Но это Гамлет-интеллектуал. Он размышляет о жизни и смерти истин. Ему являются фантомы всех наших ученых споров; он стыдится того, что принесло нам славу; на него давит груз наших открытий и познаний, он не способен вновь вернуться к этому нескончаемому занятию. Он размышляет о том, как скучно возвращаться в прошлое и какое безумство – вечное стремление к новому. Он балансирует между двумя безднами, поскольку миру вечно грозят две опасности: порядок и беспорядок.
Если он берет в руки череп, то это череп какой-то знаменитости. Who was it?[15] Это череп Леонардо. Он изобрел летательный аппарат для человека, но тот не стал в точности исполнять замысел создателя: нам известно, что летающий человек, усевшись на спину исполинского лебедя (il grande uccello sopra del dosso del suo magnio cecero)[16], в наше время использует его вовсе не затем, чтобы сгребать снег с горных вершин и в жаркие дни разбрасывать его по городским мостовым… А вот тот череп принадлежал Лейбницу, мечтавшему о всеобщем мире. А этот Канту, который genuit[17] Гегеля, который genuit Маркса, который genuit…

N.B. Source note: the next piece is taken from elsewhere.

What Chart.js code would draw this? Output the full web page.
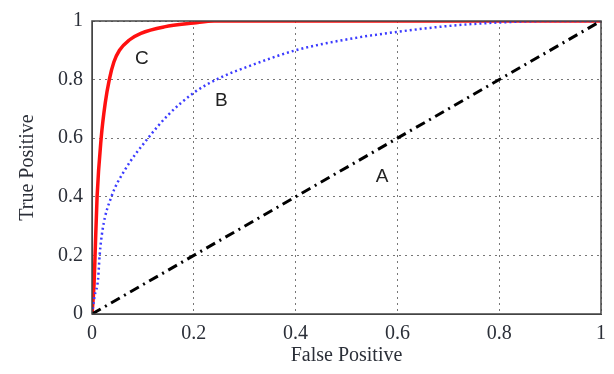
<!DOCTYPE html>
<html>
<head>
<meta charset="utf-8">
<script src="https://cdn.jsdelivr.net/npm/chart.js@4.4.1/dist/chart.umd.min.js"></script>
<style>
  html, body { margin: 0; padding: 0; background: #fff; }
  #wrap { width: 614px; height: 374px; }
</style>
</head>
<body>
<div id="wrap"><canvas id="roc"></canvas></div>
<script>
// --- DATA ---
const curveA_fp = [0, 1];
const curveA_tp = [0, 1];

const curveB_fp = [0, 0.005, 0.012, 0.015, 0.021, 0.038, 0.064, 0.11, 0.15, 0.2, 0.25, 0.315, 0.4, 0.5, 0.6, 0.7, 0.8, 0.9, 1];
const curveB_tp = [0, 0.06, 0.12, 0.2, 0.29, 0.4, 0.49, 0.6, 0.68, 0.755, 0.805, 0.85, 0.9, 0.937, 0.963, 0.983, 0.995, 1, 1];

const curveC_fp = [0, 0.004, 0.006, 0.01, 0.018, 0.026, 0.034, 0.043, 0.054, 0.074, 0.096, 0.142, 0.2, 0.24, 1];
const curveC_tp = [0, 0.1, 0.2, 0.4, 0.6, 0.72, 0.8, 0.86, 0.9, 0.936, 0.958, 0.98, 0.993, 1, 1];

const curveNames = ['A', 'B', 'C'];
const nameAtFp = [0.57, 0.254, 0.098];
const nameAtTp = [0.47, 0.727, 0.87];

const xTicks = ['0', '0.2', '0.4', '0.6', '0.8', '1'];
const yTicks = ['0', '0.2', '0.4', '0.6', '0.8', '1'];

const toPoints = (xs, ys) => xs.map((x, i) => ({ x: x, y: ys[i] }));

// box round the plot + curve letters
const boxAndNames = {
    id: 'boxAndNames',
    afterDatasetsDraw(chart) {
        const { ctx, chartArea: a, scales } = chart;
        ctx.save();
        ctx.strokeStyle = '#444';
        ctx.lineWidth = 1.5;
        ctx.setLineDash([]);
        ctx.strokeRect(a.left, a.top, a.right - a.left, a.bottom - a.top);

        ctx.fillStyle = '#222';
        ctx.font = '19px "Liberation Sans", Arial, sans-serif';
        ctx.textAlign = 'center';
        ctx.textBaseline = 'middle';
        curveNames.forEach((n, i) => {
            ctx.fillText(n, scales.x.getPixelForValue(nameAtFp[i]), scales.y.getPixelForValue(nameAtTp[i]));
        });
        ctx.restore();
    }
};

const serif = '"Liberation Serif", "Times New Roman", serif';

const gridOpts = {
    color: '#777',
    lineWidth: 1,
    drawTicks: false
};
const borderOpts = { display: true, color: '#444', dash: [2, 4] };

new Chart(document.getElementById('roc'), {
    type: 'scatter',
    data: {
        datasets: [
            {
                label: 'A',
                data: toPoints(curveA_fp, curveA_tp),
                showLine: true,
                borderColor: '#000',
                borderWidth: 3,
                borderDash: [10, 5, 2, 5],
                pointRadius: 0
            },
            {
                label: 'B',
                data: toPoints(curveB_fp, curveB_tp),
                showLine: true,
                borderColor: '#3b3bff',
                borderWidth: 2.5,
                borderDash: [2, 3],
                cubicInterpolationMode: 'monotone',
                pointRadius: 0
            },
            {
                label: 'C',
                data: toPoints(curveC_fp, curveC_tp),
                showLine: true,
                borderColor: '#ff1010',
                borderWidth: 3.5,
                cubicInterpolationMode: 'monotone',
                pointRadius: 0
            }
        ]
    },
    options: {
        responsive: true,
        maintainAspectRatio: false,
        animation: false,
        layout: { padding: { left: 0, right: 11, top: 14, bottom: 0 } },
        plugins: {
            legend: { display: false },
            tooltip: { enabled: false }
        },
        scales: {
            x: {
                type: 'linear',
                min: 0,
                max: 1,
                afterFit: s => { s.height = 60; },
                afterBuildTicks: s => { s.ticks = xTicks.map(t => ({ value: parseFloat(t) })); },
                ticks: {
                    callback: (v, i) => xTicks[i],
                    padding: 8,
                    maxRotation: 0,
                    color: '#2b2f38',
                    font: { family: serif, size: 20 }
                },
                grid: gridOpts,
                border: borderOpts,
                title: {
                    display: true,
                    text: 'False Positive',
                    color: '#2b2f38',
                    font: { family: serif, size: 20 },
                    padding: { top: 0, bottom: 6 }
                }
            },
            y: {
                type: 'linear',
                min: 0,
                max: 1,
                afterFit: s => { s.width = 92; },
                afterBuildTicks: s => { s.ticks = yTicks.map(t => ({ value: parseFloat(t) })); },
                ticks: {
                    callback: (v, i) => yTicks[i],
                    padding: 9,
                    color: '#2b2f38',
                    font: { family: serif, size: 20 }
                },
                grid: gridOpts,
                border: borderOpts,
                title: {
                    display: true,
                    text: 'True Positive',
                    color: '#2b2f38',
                    font: { family: serif, size: 20 },
                    padding: { top: 16, bottom: 0 }
                }
            }
        }
    },
    plugins: [boxAndNames]
});
</script>
</body>
</html>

Гамлет толком не знает, что ему делать с этими черепами. Но если он их бросит, останется ли он самим собой? Его ум, наделенный чудовищным даром предвидения, созерцает возможность перехода от войны к миру. Этот переход мрачнее и опаснее, чем переход от мира к войне; все народы охвачены тревогой. «Ну а что будет со мной, с европейским разумом? – говорит он себе. – Что такое мир? Возможно, мир – это такое состояние вещей, при котором природная враждебность людей друг к другу проявляется в форме созидания, а не разрушения, как во время войны. Это период созидательного соперничества, творческой борьбы. Но разве я не устал созидать? Разве я не утратил желания посягать на несбыточное, не злоупотребил хитроумными смесями? Стоит ли отказываться от тяжких обязанностей и высоких притязаний? Должен ли я идти в ногу со временем и поступать, как Полоний, ведь сегодня он редактор крупного журнала? Или как Лаэрт, он подвизается в авиации? А может быть, как Розенкранц, он взял себе русское имя и занимается неизвестно чем?